John Updike: Landleben

  • Updike hat bereits mit „Gegen Ende der Zeit“ (2002) eine Art Alterswerk vorgelegt, einen Lebensrückblick, wenn auch gekleidet in eine Endzeit-Utopie. Mit „Landleben“ variiert er das Thema; der Roman ist ein Rückblick auf ein mediokres Leben zwischen geschäftlichem Erfolg, Familie, ländlichem Umgang und einer überschaubaren Anzahl Affairen.


    Owen Mackenzie ist über siebzig, lebt mit seiner zweiten Frau Julia in einem dieser Käffer, einer beschaulichen Kleinstadt irgendwo in Conneticut, und er blickt zurück auf die Zeit und, vor allem, die Frauen vorher. Da waren die Mädchen an seiner Schule, die ihn auch mal absichtlich unter ihre Shorts blicken ließen, da war Phyllis, seine erste Frau, eine duldsame Intellektuelle, da waren Faye, Karen und einige andere, die sich anboten und willig genommen wurden. Zwischen diesen Seitensprüngen, deren direkte Beschreibungen insbesondere der Sexualität zuweilen das „Ekelbä“ aus den Kindheitsbeschreibungen in Erinnerung rufen, erzählt Updike von den fraglien Strukturen ländlichen Lebens, von den kleinen Machtspielen, vom Klatsch und der zurückgezogenen Beschaulichkeit des Seins. Owen ist Computerexperte, und deshalb meint Updike, parallel die Entstehung des Computerzeitalters beschreiben zu müssen. Hier gibt es Abschnitte, die mit aneinandergereihten Fakten vollgestopft sind, und von denen man beim Lesen meint, sie entstammten nicht Updikes Feder.

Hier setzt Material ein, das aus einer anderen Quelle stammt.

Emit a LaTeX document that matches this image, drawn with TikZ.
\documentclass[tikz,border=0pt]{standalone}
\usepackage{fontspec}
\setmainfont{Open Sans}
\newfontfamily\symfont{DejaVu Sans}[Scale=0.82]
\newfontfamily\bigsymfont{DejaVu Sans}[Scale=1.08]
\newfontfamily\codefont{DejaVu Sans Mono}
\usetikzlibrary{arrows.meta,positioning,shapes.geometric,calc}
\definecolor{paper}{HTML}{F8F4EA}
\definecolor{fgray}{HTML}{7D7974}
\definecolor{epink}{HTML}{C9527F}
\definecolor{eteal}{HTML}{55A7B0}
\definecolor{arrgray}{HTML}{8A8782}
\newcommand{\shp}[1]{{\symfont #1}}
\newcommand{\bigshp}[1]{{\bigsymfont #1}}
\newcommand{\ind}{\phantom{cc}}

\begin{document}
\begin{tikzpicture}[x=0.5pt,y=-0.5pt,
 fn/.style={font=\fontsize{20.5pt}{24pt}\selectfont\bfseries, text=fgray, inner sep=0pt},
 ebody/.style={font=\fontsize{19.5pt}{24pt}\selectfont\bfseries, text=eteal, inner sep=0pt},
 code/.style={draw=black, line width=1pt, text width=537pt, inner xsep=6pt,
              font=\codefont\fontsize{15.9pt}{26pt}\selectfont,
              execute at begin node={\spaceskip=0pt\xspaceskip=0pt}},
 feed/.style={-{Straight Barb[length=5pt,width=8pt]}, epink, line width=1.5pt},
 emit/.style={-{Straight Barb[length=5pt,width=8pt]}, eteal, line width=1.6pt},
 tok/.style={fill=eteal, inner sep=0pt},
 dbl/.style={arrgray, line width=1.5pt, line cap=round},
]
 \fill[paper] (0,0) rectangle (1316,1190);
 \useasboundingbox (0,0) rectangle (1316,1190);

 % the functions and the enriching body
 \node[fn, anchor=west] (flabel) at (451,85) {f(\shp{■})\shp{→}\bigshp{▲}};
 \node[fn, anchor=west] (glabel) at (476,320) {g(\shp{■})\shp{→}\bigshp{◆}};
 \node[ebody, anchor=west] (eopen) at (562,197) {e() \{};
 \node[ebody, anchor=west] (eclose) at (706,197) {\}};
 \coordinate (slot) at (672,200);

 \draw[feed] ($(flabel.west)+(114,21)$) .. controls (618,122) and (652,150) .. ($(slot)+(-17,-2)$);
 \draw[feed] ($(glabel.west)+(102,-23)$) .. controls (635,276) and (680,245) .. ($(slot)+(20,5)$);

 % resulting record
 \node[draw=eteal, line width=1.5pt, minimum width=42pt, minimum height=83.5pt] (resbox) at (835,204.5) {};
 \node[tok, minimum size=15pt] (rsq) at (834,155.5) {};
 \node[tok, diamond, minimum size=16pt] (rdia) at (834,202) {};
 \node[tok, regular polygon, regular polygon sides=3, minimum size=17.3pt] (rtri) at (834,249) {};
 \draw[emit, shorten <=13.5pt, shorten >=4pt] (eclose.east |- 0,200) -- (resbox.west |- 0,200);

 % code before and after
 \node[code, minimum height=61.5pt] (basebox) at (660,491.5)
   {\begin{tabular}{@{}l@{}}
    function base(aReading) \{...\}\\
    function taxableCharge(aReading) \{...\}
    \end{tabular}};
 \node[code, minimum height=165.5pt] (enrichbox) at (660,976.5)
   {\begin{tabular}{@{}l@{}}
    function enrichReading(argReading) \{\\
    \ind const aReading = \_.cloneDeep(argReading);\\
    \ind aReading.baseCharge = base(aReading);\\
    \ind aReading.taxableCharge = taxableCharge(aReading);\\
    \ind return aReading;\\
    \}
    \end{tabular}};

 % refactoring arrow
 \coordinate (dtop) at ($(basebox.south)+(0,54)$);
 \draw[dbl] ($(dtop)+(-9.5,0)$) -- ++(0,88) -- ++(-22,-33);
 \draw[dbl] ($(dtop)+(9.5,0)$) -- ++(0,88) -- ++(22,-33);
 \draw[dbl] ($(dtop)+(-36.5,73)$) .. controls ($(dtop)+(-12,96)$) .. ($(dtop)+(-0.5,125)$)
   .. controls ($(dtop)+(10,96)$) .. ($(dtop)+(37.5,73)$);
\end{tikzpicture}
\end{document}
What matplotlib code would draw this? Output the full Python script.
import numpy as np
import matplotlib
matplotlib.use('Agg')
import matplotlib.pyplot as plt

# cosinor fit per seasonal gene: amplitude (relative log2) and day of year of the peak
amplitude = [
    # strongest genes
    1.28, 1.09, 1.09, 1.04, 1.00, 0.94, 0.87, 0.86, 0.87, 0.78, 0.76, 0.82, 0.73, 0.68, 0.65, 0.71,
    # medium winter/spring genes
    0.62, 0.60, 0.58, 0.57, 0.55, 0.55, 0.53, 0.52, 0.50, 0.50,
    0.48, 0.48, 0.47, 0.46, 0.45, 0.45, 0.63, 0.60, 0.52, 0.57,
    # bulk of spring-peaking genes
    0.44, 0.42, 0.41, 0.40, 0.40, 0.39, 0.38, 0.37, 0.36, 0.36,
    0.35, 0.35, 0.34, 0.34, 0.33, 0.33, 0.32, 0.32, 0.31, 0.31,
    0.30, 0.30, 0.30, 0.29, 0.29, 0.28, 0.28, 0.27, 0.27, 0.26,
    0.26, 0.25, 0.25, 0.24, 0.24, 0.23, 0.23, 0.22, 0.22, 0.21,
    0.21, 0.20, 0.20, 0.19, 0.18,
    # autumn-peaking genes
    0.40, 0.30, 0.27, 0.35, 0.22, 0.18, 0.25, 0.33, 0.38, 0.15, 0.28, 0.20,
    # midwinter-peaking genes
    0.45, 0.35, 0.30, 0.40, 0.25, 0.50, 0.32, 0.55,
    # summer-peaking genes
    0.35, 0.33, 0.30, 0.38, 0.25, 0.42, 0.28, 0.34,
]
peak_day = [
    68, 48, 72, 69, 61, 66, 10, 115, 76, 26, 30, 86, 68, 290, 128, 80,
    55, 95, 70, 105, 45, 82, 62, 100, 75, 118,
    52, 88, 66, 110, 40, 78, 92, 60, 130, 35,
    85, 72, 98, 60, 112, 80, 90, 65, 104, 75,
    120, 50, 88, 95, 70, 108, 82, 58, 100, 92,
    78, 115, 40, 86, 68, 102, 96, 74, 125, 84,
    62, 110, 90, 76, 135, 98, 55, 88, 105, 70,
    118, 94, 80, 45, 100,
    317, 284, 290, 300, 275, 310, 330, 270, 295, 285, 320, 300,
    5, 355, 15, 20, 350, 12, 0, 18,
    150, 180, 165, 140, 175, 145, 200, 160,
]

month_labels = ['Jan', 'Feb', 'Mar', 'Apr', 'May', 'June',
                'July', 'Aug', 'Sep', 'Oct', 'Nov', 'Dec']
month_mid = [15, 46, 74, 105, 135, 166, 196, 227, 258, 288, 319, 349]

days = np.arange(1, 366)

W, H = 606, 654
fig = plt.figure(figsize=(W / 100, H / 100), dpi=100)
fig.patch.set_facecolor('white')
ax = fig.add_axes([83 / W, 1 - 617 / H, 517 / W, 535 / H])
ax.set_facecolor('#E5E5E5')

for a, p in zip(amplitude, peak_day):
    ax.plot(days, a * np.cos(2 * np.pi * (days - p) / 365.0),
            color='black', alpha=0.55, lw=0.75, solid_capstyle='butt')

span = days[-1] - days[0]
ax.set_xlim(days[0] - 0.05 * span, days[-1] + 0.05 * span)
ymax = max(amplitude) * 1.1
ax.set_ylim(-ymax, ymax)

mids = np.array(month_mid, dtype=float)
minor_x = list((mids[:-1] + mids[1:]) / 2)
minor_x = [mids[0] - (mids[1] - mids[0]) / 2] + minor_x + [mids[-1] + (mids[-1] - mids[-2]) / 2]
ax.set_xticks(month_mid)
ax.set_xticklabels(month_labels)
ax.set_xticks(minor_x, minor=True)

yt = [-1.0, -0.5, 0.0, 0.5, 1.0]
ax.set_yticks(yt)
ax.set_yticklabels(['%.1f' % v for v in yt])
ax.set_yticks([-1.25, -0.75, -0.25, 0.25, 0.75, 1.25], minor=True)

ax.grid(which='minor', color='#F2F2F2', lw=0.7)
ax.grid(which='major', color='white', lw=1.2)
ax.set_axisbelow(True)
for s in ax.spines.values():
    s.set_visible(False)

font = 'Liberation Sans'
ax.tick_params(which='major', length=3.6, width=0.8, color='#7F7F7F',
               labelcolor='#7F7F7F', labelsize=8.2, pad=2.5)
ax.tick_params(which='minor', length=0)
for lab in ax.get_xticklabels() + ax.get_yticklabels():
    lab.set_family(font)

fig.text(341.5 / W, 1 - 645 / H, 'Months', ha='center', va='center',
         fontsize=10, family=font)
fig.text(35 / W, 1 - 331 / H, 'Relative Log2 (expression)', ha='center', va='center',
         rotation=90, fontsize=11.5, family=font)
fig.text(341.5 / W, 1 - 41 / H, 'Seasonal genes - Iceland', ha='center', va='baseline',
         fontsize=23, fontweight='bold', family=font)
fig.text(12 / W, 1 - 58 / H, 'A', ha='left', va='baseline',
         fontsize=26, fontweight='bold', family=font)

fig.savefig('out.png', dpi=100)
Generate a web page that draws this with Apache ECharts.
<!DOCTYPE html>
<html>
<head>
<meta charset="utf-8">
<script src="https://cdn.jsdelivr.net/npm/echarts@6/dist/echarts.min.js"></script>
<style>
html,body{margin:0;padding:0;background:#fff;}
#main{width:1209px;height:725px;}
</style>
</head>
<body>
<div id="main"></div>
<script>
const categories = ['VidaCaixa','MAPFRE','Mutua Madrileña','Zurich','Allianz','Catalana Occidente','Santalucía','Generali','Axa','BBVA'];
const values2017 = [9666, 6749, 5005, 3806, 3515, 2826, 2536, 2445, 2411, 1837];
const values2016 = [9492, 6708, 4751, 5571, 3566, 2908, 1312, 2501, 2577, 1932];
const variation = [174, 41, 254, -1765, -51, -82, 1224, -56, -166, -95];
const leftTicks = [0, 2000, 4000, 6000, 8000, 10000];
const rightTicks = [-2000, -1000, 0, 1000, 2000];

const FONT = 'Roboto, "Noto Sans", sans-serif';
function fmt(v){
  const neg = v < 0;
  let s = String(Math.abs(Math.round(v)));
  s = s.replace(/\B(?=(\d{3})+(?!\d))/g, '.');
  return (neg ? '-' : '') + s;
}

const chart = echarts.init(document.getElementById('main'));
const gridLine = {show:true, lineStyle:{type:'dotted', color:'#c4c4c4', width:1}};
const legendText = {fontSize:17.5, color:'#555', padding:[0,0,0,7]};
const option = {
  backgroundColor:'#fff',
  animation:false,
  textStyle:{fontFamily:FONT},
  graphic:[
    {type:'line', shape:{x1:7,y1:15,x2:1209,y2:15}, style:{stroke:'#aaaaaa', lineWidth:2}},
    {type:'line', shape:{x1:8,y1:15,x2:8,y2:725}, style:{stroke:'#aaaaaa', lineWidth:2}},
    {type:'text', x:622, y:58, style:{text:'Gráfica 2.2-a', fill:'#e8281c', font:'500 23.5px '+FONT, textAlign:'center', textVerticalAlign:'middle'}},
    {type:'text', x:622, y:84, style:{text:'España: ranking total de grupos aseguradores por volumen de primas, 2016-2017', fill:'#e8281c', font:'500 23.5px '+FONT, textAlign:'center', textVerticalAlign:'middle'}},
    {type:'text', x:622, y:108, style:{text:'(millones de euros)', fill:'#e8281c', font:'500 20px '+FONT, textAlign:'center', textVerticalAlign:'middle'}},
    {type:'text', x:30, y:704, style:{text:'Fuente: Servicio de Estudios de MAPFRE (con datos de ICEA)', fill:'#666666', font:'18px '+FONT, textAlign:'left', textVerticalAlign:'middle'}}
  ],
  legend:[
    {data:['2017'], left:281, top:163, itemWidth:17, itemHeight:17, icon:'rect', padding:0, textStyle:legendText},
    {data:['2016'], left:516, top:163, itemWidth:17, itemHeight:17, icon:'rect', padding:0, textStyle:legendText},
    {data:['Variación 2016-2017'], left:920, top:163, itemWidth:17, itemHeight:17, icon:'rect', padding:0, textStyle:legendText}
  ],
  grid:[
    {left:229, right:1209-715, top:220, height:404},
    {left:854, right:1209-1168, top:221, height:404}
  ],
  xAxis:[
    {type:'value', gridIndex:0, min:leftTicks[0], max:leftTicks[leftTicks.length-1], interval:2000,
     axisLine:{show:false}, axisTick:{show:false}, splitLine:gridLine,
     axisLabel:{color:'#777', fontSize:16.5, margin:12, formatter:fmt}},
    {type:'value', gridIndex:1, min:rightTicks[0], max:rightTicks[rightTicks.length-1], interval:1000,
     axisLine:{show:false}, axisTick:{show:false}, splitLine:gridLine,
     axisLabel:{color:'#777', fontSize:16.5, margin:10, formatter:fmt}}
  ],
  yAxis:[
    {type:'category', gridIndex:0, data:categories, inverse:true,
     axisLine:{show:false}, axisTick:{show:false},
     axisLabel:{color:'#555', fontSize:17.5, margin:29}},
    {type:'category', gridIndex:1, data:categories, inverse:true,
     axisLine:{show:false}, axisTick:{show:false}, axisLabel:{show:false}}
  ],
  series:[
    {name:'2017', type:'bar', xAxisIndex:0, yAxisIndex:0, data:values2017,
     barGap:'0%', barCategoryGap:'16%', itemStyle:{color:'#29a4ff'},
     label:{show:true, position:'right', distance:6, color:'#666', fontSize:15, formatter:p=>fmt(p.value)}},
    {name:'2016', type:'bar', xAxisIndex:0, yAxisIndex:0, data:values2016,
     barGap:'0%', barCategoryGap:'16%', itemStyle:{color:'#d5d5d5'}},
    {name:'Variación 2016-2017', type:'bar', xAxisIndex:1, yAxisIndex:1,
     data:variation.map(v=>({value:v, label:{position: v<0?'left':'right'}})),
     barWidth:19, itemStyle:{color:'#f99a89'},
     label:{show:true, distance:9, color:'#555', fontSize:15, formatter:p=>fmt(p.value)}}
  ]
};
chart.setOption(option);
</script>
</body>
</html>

    Dieser Roman hat eigentlich alles, was man erwarten kann: Er schildert eine Kindheit, die Zeit der Adoleszenz, das Erwachsenwerden, das irgendwie niemals wirklich eintritt, bietet eine Vielzahl von Figuren und Schauplätzen, die intensiv, eindringlich, manchmal ein bißchen zu akribisch beschrieben werden. Aber das Buch hat Brüche, zum Beispiel stilistische, wenn es um Sex und Technik geht, und es bietet so gut wie keine Dramatik, denn die Handlungsstränge sind bestenfalls Fäden, die über das genaugenommen nicht sehr dicke, aber sehr gedehnt wirkende Buch bis zum Zerreißen ausgedünnt werden. Außerdem ist es fast völlig konfliktfrei.


    All die großen Erzähler wie Roth, Updike, Eugenides, Franzen und die vielen anderen, sie vermitteln Lebensgeschichten, erzählen Familiensagas. Irgendwann ist alles beschrieben, alles gesagt, und die Variationen beginnen dann zu nerven. Leider gehört „Landleben“ in diese Kategorie. Nicht eigenständig genug, um zu überraschen, und zu vorhersehbar, um Spaß zu machen. Da täuscht die zweifelsohne enorme erzählerische Fertigkeit nicht drüber hinweg.

  • Das Buch ausgelesen und etwas verstimmt zur Seite gepackt. In vielem kann ich meinem "Vorschreiber" wirklich nur zustimmen. Nach der Lektüre von "Landleben" blieb ein kleiner Haufen Enttäuschung zurück. Das ist nicht der Updike der "Rabbit-Romane" obwohl auch hier der fünfte Teil schon eine leichte Enttäuschung für mich war.


    Updike reiht sich nahtlos in die Phalanx der Autoren ein, die mir mit ihrem "Alt-Männer-Geschwätz" wirklich auf den Geist gehen. Philip Roth gehört leider auch zu dieser Spezies.


    Ich habe "Landleben" wie das "Potenz-Barometer" eines gelebten Lebens empfunden. Vielleicht hätte man mal zählen sollen, wie oft das Wort "ficken" darin vorkam.


    Updike ist sicher ein begnadeter Erzähler, nur stimmt auch in diesem Falle der Spruch: Weniger ist manchmal mehr.


    Mein Fazit: Wer dieses Buch nicht gelesen hat, der hat nichts verpasst.

    Ich mag verdammen, was du sagst, aber ich werde mein Leben dafür einsetzen, dass du es sagen darfst. (Evelyn Beatrice Hall)


    Allenfalls bin ich höflich - freundlich bin ich nicht.


    Eigentlich mag ich gar keine Menschen.